== DATA SEGMENT ==

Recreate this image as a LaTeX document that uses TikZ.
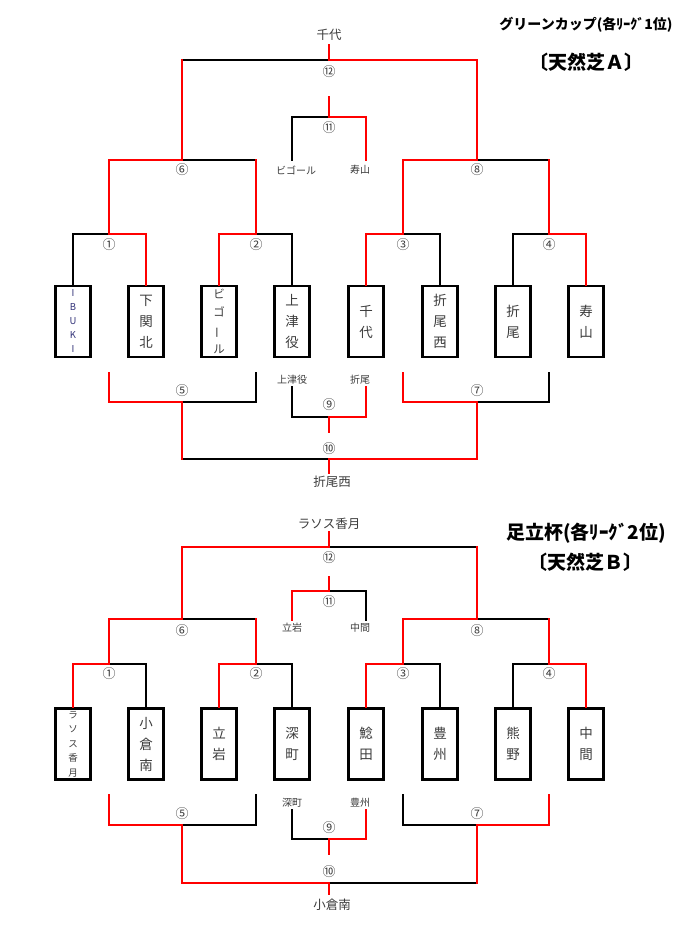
\documentclass[tikz,border=0pt]{standalone}
\usepackage{fontspec}
\setmainfont{Noto Sans CJK JP}
\usepackage{graphicx}
\definecolor{txt}{RGB}{60,60,60}
\definecolor{ibk}{RGB}{50,50,120}
\begin{document}
\begin{tikzpicture}[x=1pt,y=-1pt,
 bk/.style={draw=black,line width=1.6pt,line cap=rect},
 rd/.style={draw=red,line width=1.6pt,line cap=rect},
 team/.style={draw=black,line width=2.3pt,minimum width=35pt,minimum height=71pt,inner sep=0pt,align=center,text=txt,font=\fontsize{13.5}{21}\selectfont},
 lbl/.style={inner sep=0pt,text=txt,font=\fontsize{10}{12}\selectfont},
 win/.style={inner sep=0pt,text=txt,font=\fontsize{12.5}{14}\selectfont},
 num/.style={inner sep=0pt,text=txt,font=\fontsize{13}{14}\selectfont},
 ttl/.style={inner sep=0pt,text=black,font=\bfseries\fontsize{14}{16}\selectfont},
 ttlb/.style={inner sep=0pt,text=black,font=\bfseries\fontsize{19}{21}\selectfont},
]
\path[fill=white,use as bounding box] (0,0) rectangle (700,925);

% ================= Section A =================
\node[ttl]  (A-title) at (586,25) {グリーンカップ(各ﾘｰｸﾞ1位)};
\node[ttlb] (A-field) at (586,62) {〔天然芝Ａ〕};

\node[team,text=ibk,font=\fontsize{9.5}{14}\selectfont] (A1) at (73,321.5) {I\\B\\U\\K\\I};
\node[team] (A2) at (146,321.5) {下\\関\\北};
\node[team,font=\fontsize{11.5}{18.3}\selectfont] (A3) at (219,321.5) {ビ\\ゴ\\\rotatebox[origin=c]{90}{ー}\\ル};
\node[team] (A4) at (292,321.5) {上\\津\\役};
\node[team] (A5) at (366,321.5) {千\\代};
\node[team] (A6) at (440,321.5) {折\\尾\\西};
\node[team] (A7) at (513,321.5) {折\\尾};
\node[team] (A8) at (586,321.5) {寿\\山};

\coordinate (A-j12) at (329,60);
\coordinate (A-c12) at (329,45);
\coordinate (A-s11) at (329,97);
\coordinate (A-j11) at (329,117);
\coordinate (A-e11L) at (292,160);
\coordinate (A-e11R) at (366,160);
\coordinate (A-j6) at (182,160);
\coordinate (A-j8) at (477,160);
\coordinate (A-j1) at (109,234);
\coordinate (A-j2) at (256,234);
\coordinate (A-j3) at (403,234);
\coordinate (A-j4) at (549,234);
\coordinate (A-t5L) at (109,373);
\coordinate (A-t5R) at (256,373);
\coordinate (A-t7L) at (403,373);
\coordinate (A-t7R) at (549,373);
\coordinate (A-j5) at (182,402);
\coordinate (A-j7) at (477,402);
\coordinate (A-t9L) at (292,387);
\coordinate (A-t9R) at (366,387);
\coordinate (A-j9) at (329,417);
\coordinate (A-s9) at (329,432);
\coordinate (A-j10) at (329,459);
\coordinate (A-s10) at (329,473);

% black
\draw[bk] (A1.north) |- (A-j1);
\draw[bk] (A4.north) |- (A-j2);
\draw[bk] (A6.north) |- (A-j3);
\draw[bk] (A7.north) |- (A-j4);
\draw[bk] (A-j2 |- A-j6) -- (A-j6);
\draw[bk] (A-j4 |- A-j8) -- (A-j8);
\draw[bk] (A-j6 |- A-j12) -- (A-j12);
\draw[bk] (A-j11) -| (A-e11L);
\draw[bk] (A-t5R) |- (A-j5);
\draw[bk] (A-t7R) |- (A-j7);
\draw[bk] (A-t9L) |- (A-j9);
\draw[bk] (A-j5 |- A-j10) -- (A-j10);
% red
\draw[rd] (A2.north) |- (A-j1);
\draw[rd] (A3.north) |- (A-j2);
\draw[rd] (A5.north) |- (A-j3);
\draw[rd] (A8.north) |- (A-j4);
\draw[rd] (A-j1) |- (A-j6);
\draw[rd] (A-j2) -- (A-j2 |- A-j6);
\draw[rd] (A-j3) |- (A-j8);
\draw[rd] (A-j4) -- (A-j4 |- A-j8);
\draw[rd] (A-j6) -- (A-j6 |- A-j12);
\draw[rd] (A-j8) |- (A-j12);
\draw[rd] (A-j12) -- (A-c12);
\draw[rd] (A-s11) -- (A-j11);
\draw[rd] (A-j11) -| (A-e11R);
\draw[rd] (A-t5L) |- (A-j5);
\draw[rd] (A-t7L) |- (A-j7);
\draw[rd] (A-t9R) |- (A-j9);
\draw[rd] (A-j9) -- (A-s9);
\draw[rd] (A-j5) -- (A-j5 |- A-j10);
\draw[rd] (A-j7) |- (A-j10);
\draw[rd] (A-j10) -- (A-s10);

\node[win] (A-w12) at (329,35) {千代};
\node[num] (A-n12) at (329,72) {⑫};
\node[num] (A-n11) at (329,128) {⑪};
\node[lbl] (A-l11L) at (296,170) {ビゴール};
\node[lbl] (A-l11R) at (360,170) {寿山};
\node[num] (A-n6) at (182,170) {⑥};
\node[num] (A-n8) at (477,170) {⑧};
\node[num] (A-n1) at (109,245) {①};
\node[num] (A-n2) at (256,245) {②};
\node[num] (A-n3) at (403,245) {③};
\node[num] (A-n4) at (549,245) {④};
\node[num] (A-n5) at (182,391) {⑤};
\node[num] (A-n7) at (477,391) {⑦};
\node[lbl] (A-l9L) at (292,380) {上津役};
\node[lbl] (A-l9R) at (360,380) {折尾};
\node[num] (A-n9) at (329,405) {⑨};
\node[num] (A-n10) at (329,449) {⑩};
\node[win] (A-w10) at (332,482) {折尾西};

% ================= Section B =================
\node[ttlb] (B-title) at (586,533) {足立杯(各ﾘｰｸﾞ2位)};
\node[ttlb] (B-field) at (585,562) {〔天然芝Ｂ〕};

\node[team,font=\fontsize{9.5}{14.5}\selectfont] (B1) at (73,744) {ラ\\ソ\\ス\\香\\月};
\node[team] (B2) at (146,744) {小\\倉\\南};
\node[team] (B3) at (219,744) {立\\岩};
\node[team] (B4) at (292,744) {深\\町};
\node[team] (B5) at (366,744) {鯰\\田};
\node[team] (B6) at (440,744) {豊\\州};
\node[team] (B7) at (513,744) {熊\\野};
\node[team] (B8) at (586,744) {中\\間};

\coordinate (B-j12) at (329,547);
\coordinate (B-c12) at (329,532);
\coordinate (B-s11) at (329,577);
\coordinate (B-j11) at (329,591);
\coordinate (B-e11L) at (292,620);
\coordinate (B-e11R) at (366,620);
\coordinate (B-j6) at (182,619);
\coordinate (B-j8) at (477,619);
\coordinate (B-j1) at (109,664);
\coordinate (B-j2) at (256,664);
\coordinate (B-j3) at (403,664);
\coordinate (B-j4) at (549,664);
\coordinate (B-t5L) at (109,795);
\coordinate (B-t5R) at (256,795);
\coordinate (B-t7L) at (403,795);
\coordinate (B-t7R) at (549,795);
\coordinate (B-j5) at (182,825);
\coordinate (B-j7) at (477,825);
\coordinate (B-t9L) at (292,810);
\coordinate (B-t9R) at (366,810);
\coordinate (B-j9) at (329,839);
\coordinate (B-s9) at (329,854);
\coordinate (B-j10) at (329,883);
\coordinate (B-s10) at (329,894);

% black
\draw[bk] (B2.north) |- (B-j1);
\draw[bk] (B4.north) |- (B-j2);
\draw[bk] (B6.north) |- (B-j3);
\draw[bk] (B7.north) |- (B-j4);
\draw[bk] (B-j2 |- B-j6) -- (B-j6);
\draw[bk] (B-j4 |- B-j8) -- (B-j8);
\draw[bk] (B-j12) -- (B-j8 |- B-j12);
\draw[bk] (B-j11) -| (B-e11R);
\draw[bk] (B-t5R) |- (B-j5);
\draw[bk] (B-t7L) |- (B-j7);
\draw[bk] (B-t9L) |- (B-j9);
\draw[bk] (B-j7 |- B-j10) -- (B-j10);
% red
\draw[rd] (B1.north) |- (B-j1);
\draw[rd] (B3.north) |- (B-j2);
\draw[rd] (B5.north) |- (B-j3);
\draw[rd] (B8.north) |- (B-j4);
\draw[rd] (B-j1) |- (B-j6);
\draw[rd] (B-j2) -- (B-j2 |- B-j6);
\draw[rd] (B-j3) |- (B-j8);
\draw[rd] (B-j4) -- (B-j4 |- B-j8);
\draw[rd] (B-j6) |- (B-j12);
\draw[rd] (B-j8) -- (B-j8 |- B-j12);
\draw[rd] (B-j12) -- (B-c12);
\draw[rd] (B-s11) -- (B-j11);
\draw[rd] (B-j11) -| (B-e11L);
\draw[rd] (B-t5L) |- (B-j5);
\draw[rd] (B-t7R) |- (B-j7);
\draw[rd] (B-t9R) |- (B-j9);
\draw[rd] (B-j9) -- (B-s9);
\draw[rd] (B-j5) |- (B-j10);
\draw[rd] (B-j7) -- (B-j7 |- B-j10);
\draw[rd] (B-j10) -- (B-s10);

\node[win] (B-w12) at (329,524) {ラソス香月};
\node[num] (B-n12) at (329,558) {⑫};
\node[num] (B-n11) at (329,602) {⑪};
\node[lbl] (B-l11L) at (292,628) {立岩};
\node[lbl] (B-l11R) at (360,628) {中間};
\node[num] (B-n6) at (182,631) {⑥};
\node[num] (B-n8) at (477,631) {⑧};
\node[num] (B-n1) at (109,674) {①};
\node[num] (B-n2) at (256,674) {②};
\node[num] (B-n3) at (403,674) {③};
\node[num] (B-n4) at (549,674) {④};
\node[num] (B-n5) at (182,814) {⑤};
\node[num] (B-n7) at (477,814) {⑦};
\node[lbl] (B-l9L) at (292,803) {深町};
\node[lbl] (B-l9R) at (360,803) {豊州};
\node[num] (B-n9) at (329,828) {⑨};
\node[num] (B-n10) at (329,872) {⑩};
\node[win] (B-w10) at (332,905) {小倉南};
\end{tikzpicture}
\end{document}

===

> _EXERCISE PROMPT_: From the first line above down to the line with "(A8) at (586,321.5)", reproduce every line and no others, omitting pictures.

> _ANSWER TO THE TASK_:
Recreate this image as a LaTeX document that uses TikZ.
\documentclass[tikz,border=0pt]{standalone}
\usepackage{fontspec}
\setmainfont{Noto Sans CJK JP}
\usepackage{graphicx}
\definecolor{txt}{RGB}{60,60,60}
\definecolor{ibk}{RGB}{50,50,120}
\begin{document}
\begin{tikzpicture}[x=1pt,y=-1pt,
 bk/.style={draw=black,line width=1.6pt,line cap=rect},
 rd/.style={draw=red,line width=1.6pt,line cap=rect},
 team/.style={draw=black,line width=2.3pt,minimum width=35pt,minimum height=71pt,inner sep=0pt,align=center,text=txt,font=\fontsize{13.5}{21}\selectfont},
 lbl/.style={inner sep=0pt,text=txt,font=\fontsize{10}{12}\selectfont},
 win/.style={inner sep=0pt,text=txt,font=\fontsize{12.5}{14}\selectfont},
 num/.style={inner sep=0pt,text=txt,font=\fontsize{13}{14}\selectfont},
 ttl/.style={inner sep=0pt,text=black,font=\bfseries\fontsize{14}{16}\selectfont},
 ttlb/.style={inner sep=0pt,text=black,font=\bfseries\fontsize{19}{21}\selectfont},
]
\path[fill=white,use as bounding box] (0,0) rectangle (700,925);

% ================= Section A =================
\node[ttl]  (A-title) at (586,25) {グリーンカップ(各ﾘｰｸﾞ1位)};
\node[ttlb] (A-field) at (586,62) {〔天然芝Ａ〕};

\node[team,text=ibk,font=\fontsize{9.5}{14}\selectfont] (A1) at (73,321.5) {I\\B\\U\\K\\I};
\node[team] (A2) at (146,321.5) {下\\関\\北};
\node[team,font=\fontsize{11.5}{18.3}\selectfont] (A3) at (219,321.5) {ビ\\ゴ\\\rotatebox[origin=c]{90}{ー}\\ル};
\node[team] (A4) at (292,321.5) {上\\津\\役};
\node[team] (A5) at (366,321.5) {千\\代};
\node[team] (A6) at (440,321.5) {折\\尾\\西};
\node[team] (A7) at (513,321.5) {折\\尾};
\node[team] (A8) at (586,321.5) {寿\\山};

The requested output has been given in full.